» WHAT IS ASKED
Give the material once more, word for word, without any images.

___ DATA

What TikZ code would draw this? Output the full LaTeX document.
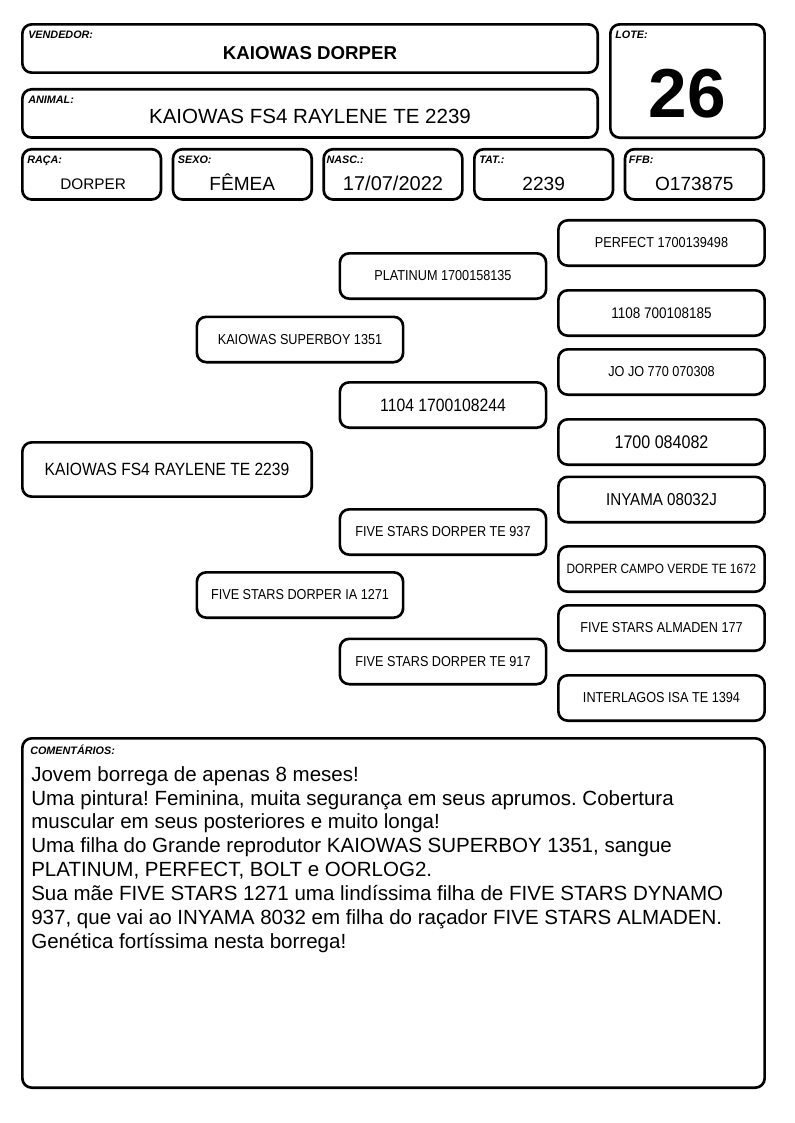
\documentclass[tikz,border=0pt]{standalone}
\usepackage{fontspec}
\setmainfont{Liberation Sans}
\newfontfamily\narrowfont{Liberation Sans}[FakeStretch=0.88]
\usetikzlibrary{positioning}
\frenchspacing

\begin{document}
\begin{tikzpicture}[
  x=0.75pt, y=-0.75pt,
  card/.style={draw, line width=2pt, rounded corners=7pt, inner sep=0pt},
  head/.style={card, minimum width=431.5pt, minimum height=36.2pt},
  info/.style={card, minimum width=104pt, minimum height=37.7pt},
  ped/.style={card, minimum width=154.7pt, minimum height=34pt,
              font=\narrowfont\fontsize{10.8}{12}\selectfont},
  lbl/.style={inner sep=0pt, anchor=north west,
              font=\bfseries\itshape\fontsize{8.1}{9}\selectfont},
  val/.style={inner sep=0pt, anchor=base, font=\fontsize{14.3}{16}\selectfont},
]
\useasboundingbox (0,0) rectangle (794,1123);

% cabecalho
\node[head] (vend) at (310,48.5) {};
\node[head, below=10.5pt of vend] (anim) {};
\node[card, minimum width=115.7pt, minimum height=85pt, anchor=north west]
  (lote) at ([xshift=7.5pt]vend.north east) {};
\node[info, below=6.75pt of anim.south west, anchor=north west] (raca) {};
\node[info, right=7pt of raca] (sexo) {};
\node[info, right=7pt of sexo] (nasc) {};
\node[info, right=7pt of nasc] (tat) {};
\node[info, right=7pt of tat] (ffb) {};

\node[lbl] (vendlbl) at ([shift={(7,8)}]vend.north west) {VENDEDOR:};
\node[lbl] (animlbl) at ([shift={(7,8)}]anim.north west) {ANIMAL:};
\node[lbl] (lotelbl) at ([shift={(6,8)}]lote.north west) {LOTE:};
\node[lbl] (racalbl) at ([shift={(6,8)}]raca.north west) {RAÇA:};
\node[lbl] (sexolbl) at ([shift={(6,8)}]sexo.north west) {SEXO:};
\node[lbl] (nasclbl) at ([shift={(4,8)}]nasc.north west) {NASC.:};
\node[lbl] (tatlbl) at ([shift={(6,8)}]tat.north west) {TAT.:};
\node[lbl] (ffblbl) at ([shift={(5,8)}]ffb.north west) {FFB:};

\node[val, font=\bfseries\fontsize{14}{16}\selectfont] (vendval) at ([shift={(0,11.5)}]vend.center) {KAIOWAS DORPER};
\node[val, font=\fontsize{15.4}{17}\selectfont] (animval) at ([shift={(0,10)}]anim.center) {KAIOWAS FS4 RAYLENE TE 2239};
\node[val, font=\bfseries\fontsize{52}{56}\selectfont] (loteval) at ([shift={(0,36)}]lote.center) {26};
\node[val, font=\fontsize{11.5}{13}\selectfont] (racaval) at ([shift={(1.5,15)}]raca.center) {DORPER};
\node[val] (sexoval) at ([shift={(0,16)}]sexo.center) {FÊMEA};
\node[val, font=\fontsize{15}{17}\selectfont] (nascval) at ([shift={(0,16)}]nasc.center) {17/07/2022};
\node[val] (tatval) at ([shift={(0,16)}]tat.center) {2239};
\node[val] (ffbval) at ([shift={(0,16)}]ffb.center) {O173875};

% genealogia
\node[ped, minimum width=217pt, minimum height=40.7pt,
      font=\narrowfont\fontsize{13.3}{15}\selectfont] (g1) at (167,469.5) {KAIOWAS FS4 RAYLENE TE 2239};

\node[ped] (pai) at (300,339.5) {KAIOWAS SUPERBOY 1351};
\node[ped] (mae) at (300,595) {FIVE STARS DORPER IA 1271};

\node[ped] (avo1) at (443,276) {PLATINUM 1700158135};
\node[ped, font=\narrowfont\fontsize{13.4}{15}\selectfont] (avo2) at (443,405) {1104 1700108244};
\node[ped] (avo3) at (443,532) {FIVE STARS DORPER TE 937};
\node[ped] (avo4) at (443,661.5) {FIVE STARS DORPER TE 917};

\node[ped] (bis1) at (661.5,243) {PERFECT 1700139498};
\node[ped, font=\narrowfont\fontsize{11.5}{13}\selectfont] (bis2) at (661.5,313) {1108 700108185};
\node[ped] (bis3) at (661.5,372) {JO JO 770 070308};
\node[ped, font=\narrowfont\fontsize{13.7}{15}\selectfont] (bis4) at (661.5,442) {1700 084082};
\node[ped, font=\narrowfont\fontsize{12.9}{15}\selectfont] (bis5) at (661.5,499.5) {INYAMA 08032J};
\node[ped, font=\narrowfont\fontsize{10.1}{12}\selectfont] (bis6) at (661.5,569) {DORPER CAMPO VERDE TE 1672};
\node[ped] (bis7) at (661.5,628) {FIVE STARS ALMADEN 177};
\node[ped] (bis8) at (661.5,698) {INTERLAGOS ISA TE 1394};

% comentarios
\node[card, minimum width=556.7pt, minimum height=262pt] (coment) at (393.5,913) {};
\node[lbl] (comentlbl) at ([shift={(9,8)}]coment.north west) {COMENTÁRIOS:};
\node[inner sep=0pt, anchor=north west, align=left,
      font=\fontsize{15.4}{17.9}\selectfont] (comenttxt) at ([shift={(10,29)}]coment.north west)
  {Jovem borrega de apenas 8 meses!\\
   Uma pintura! Feminina, muita segurança em seus aprumos. Cobertura\\
   muscular em seus posteriores e muito longa!\\
   Uma filha do Grande reprodutor KAIOWAS SUPERBOY 1351, sangue\\
   PLATINUM, PERFECT, BOLT e OORLOG2.\\
   Sua mãe FIVE STARS 1271 uma lindíssima filha de FIVE STARS DYNAMO\\
   937, que vai ao INYAMA 8032 em filha do raçador FIVE STARS ALMADEN.\\
   Genética fortíssima nesta borrega!};
\end{tikzpicture}
\end{document}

______

» WRITTEN RESPONSE
What TikZ code would draw this? Output the full LaTeX document.
\documentclass[tikz,border=0pt]{standalone}
\usepackage{fontspec}
\setmainfont{Liberation Sans}
\newfontfamily\narrowfont{Liberation Sans}[FakeStretch=0.88]
\usetikzlibrary{positioning}
\frenchspacing

\begin{document}
\begin{tikzpicture}[
  x=0.75pt, y=-0.75pt,
  card/.style={draw, line width=2pt, rounded corners=7pt, inner sep=0pt},
  head/.style={card, minimum width=431.5pt, minimum height=36.2pt},
  info/.style={card, minimum width=104pt, minimum height=37.7pt},
  ped/.style={card, minimum width=154.7pt, minimum height=34pt,
              font=\narrowfont\fontsize{10.8}{12}\selectfont},
  lbl/.style={inner sep=0pt, anchor=north west,
              font=\bfseries\itshape\fontsize{8.1}{9}\selectfont},
  val/.style={inner sep=0pt, anchor=base, font=\fontsize{14.3}{16}\selectfont},
]
\useasboundingbox (0,0) rectangle (794,1123);

% cabecalho
\node[head] (vend) at (310,48.5) {};
\node[head, below=10.5pt of vend] (anim) {};
\node[card, minimum width=115.7pt, minimum height=85pt, anchor=north west]
  (lote) at ([xshift=7.5pt]vend.north east) {};
\node[info, below=6.75pt of anim.south west, anchor=north west] (raca) {};
\node[info, right=7pt of raca] (sexo) {};
\node[info, right=7pt of sexo] (nasc) {};
\node[info, right=7pt of nasc] (tat) {};
\node[info, right=7pt of tat] (ffb) {};

\node[lbl] (vendlbl) at ([shift={(7,8)}]vend.north west) {VENDEDOR:};
\node[lbl] (animlbl) at ([shift={(7,8)}]anim.north west) {ANIMAL:};
\node[lbl] (lotelbl) at ([shift={(6,8)}]lote.north west) {LOTE:};
\node[lbl] (racalbl) at ([shift={(6,8)}]raca.north west) {RAÇA:};
\node[lbl] (sexolbl) at ([shift={(6,8)}]sexo.north west) {SEXO:};
\node[lbl] (nasclbl) at ([shift={(4,8)}]nasc.north west) {NASC.:};
\node[lbl] (tatlbl) at ([shift={(6,8)}]tat.north west) {TAT.:};
\node[lbl] (ffblbl) at ([shift={(5,8)}]ffb.north west) {FFB:};

\node[val, font=\bfseries\fontsize{14}{16}\selectfont] (vendval) at ([shift={(0,11.5)}]vend.center) {KAIOWAS DORPER};
\node[val, font=\fontsize{15.4}{17}\selectfont] (animval) at ([shift={(0,10)}]anim.center) {KAIOWAS FS4 RAYLENE TE 2239};
\node[val, font=\bfseries\fontsize{52}{56}\selectfont] (loteval) at ([shift={(0,36)}]lote.center) {26};
\node[val, font=\fontsize{11.5}{13}\selectfont] (racaval) at ([shift={(1.5,15)}]raca.center) {DORPER};
\node[val] (sexoval) at ([shift={(0,16)}]sexo.center) {FÊMEA};
\node[val, font=\fontsize{15}{17}\selectfont] (nascval) at ([shift={(0,16)}]nasc.center) {17/07/2022};
\node[val] (tatval) at ([shift={(0,16)}]tat.center) {2239};
\node[val] (ffbval) at ([shift={(0,16)}]ffb.center) {O173875};

% genealogia
\node[ped, minimum width=217pt, minimum height=40.7pt,
      font=\narrowfont\fontsize{13.3}{15}\selectfont] (g1) at (167,469.5) {KAIOWAS FS4 RAYLENE TE 2239};

\node[ped] (pai) at (300,339.5) {KAIOWAS SUPERBOY 1351};
\node[ped] (mae) at (300,595) {FIVE STARS DORPER IA 1271};

\node[ped] (avo1) at (443,276) {PLATINUM 1700158135};
\node[ped, font=\narrowfont\fontsize{13.4}{15}\selectfont] (avo2) at (443,405) {1104 1700108244};
\node[ped] (avo3) at (443,532) {FIVE STARS DORPER TE 937};
\node[ped] (avo4) at (443,661.5) {FIVE STARS DORPER TE 917};

\node[ped] (bis1) at (661.5,243) {PERFECT 1700139498};
\node[ped, font=\narrowfont\fontsize{11.5}{13}\selectfont] (bis2) at (661.5,313) {1108 700108185};
\node[ped] (bis3) at (661.5,372) {JO JO 770 070308};
\node[ped, font=\narrowfont\fontsize{13.7}{15}\selectfont] (bis4) at (661.5,442) {1700 084082};
\node[ped, font=\narrowfont\fontsize{12.9}{15}\selectfont] (bis5) at (661.5,499.5) {INYAMA 08032J};
\node[ped, font=\narrowfont\fontsize{10.1}{12}\selectfont] (bis6) at (661.5,569) {DORPER CAMPO VERDE TE 1672};
\node[ped] (bis7) at (661.5,628) {FIVE STARS ALMADEN 177};
\node[ped] (bis8) at (661.5,698) {INTERLAGOS ISA TE 1394};

% comentarios
\node[card, minimum width=556.7pt, minimum height=262pt] (coment) at (393.5,913) {};
\node[lbl] (comentlbl) at ([shift={(9,8)}]coment.north west) {COMENTÁRIOS:};
\node[inner sep=0pt, anchor=north west, align=left,
      font=\fontsize{15.4}{17.9}\selectfont] (comenttxt) at ([shift={(10,29)}]coment.north west)
  {Jovem borrega de apenas 8 meses!\\
   Uma pintura! Feminina, muita segurança em seus aprumos. Cobertura\\
   muscular em seus posteriores e muito longa!\\
   Uma filha do Grande reprodutor KAIOWAS SUPERBOY 1351, sangue\\
   PLATINUM, PERFECT, BOLT e OORLOG2.\\
   Sua mãe FIVE STARS 1271 uma lindíssima filha de FIVE STARS DYNAMO\\
   937, que vai ao INYAMA 8032 em filha do raçador FIVE STARS ALMADEN.\\
   Genética fortíssima nesta borrega!};
\end{tikzpicture}
\end{document}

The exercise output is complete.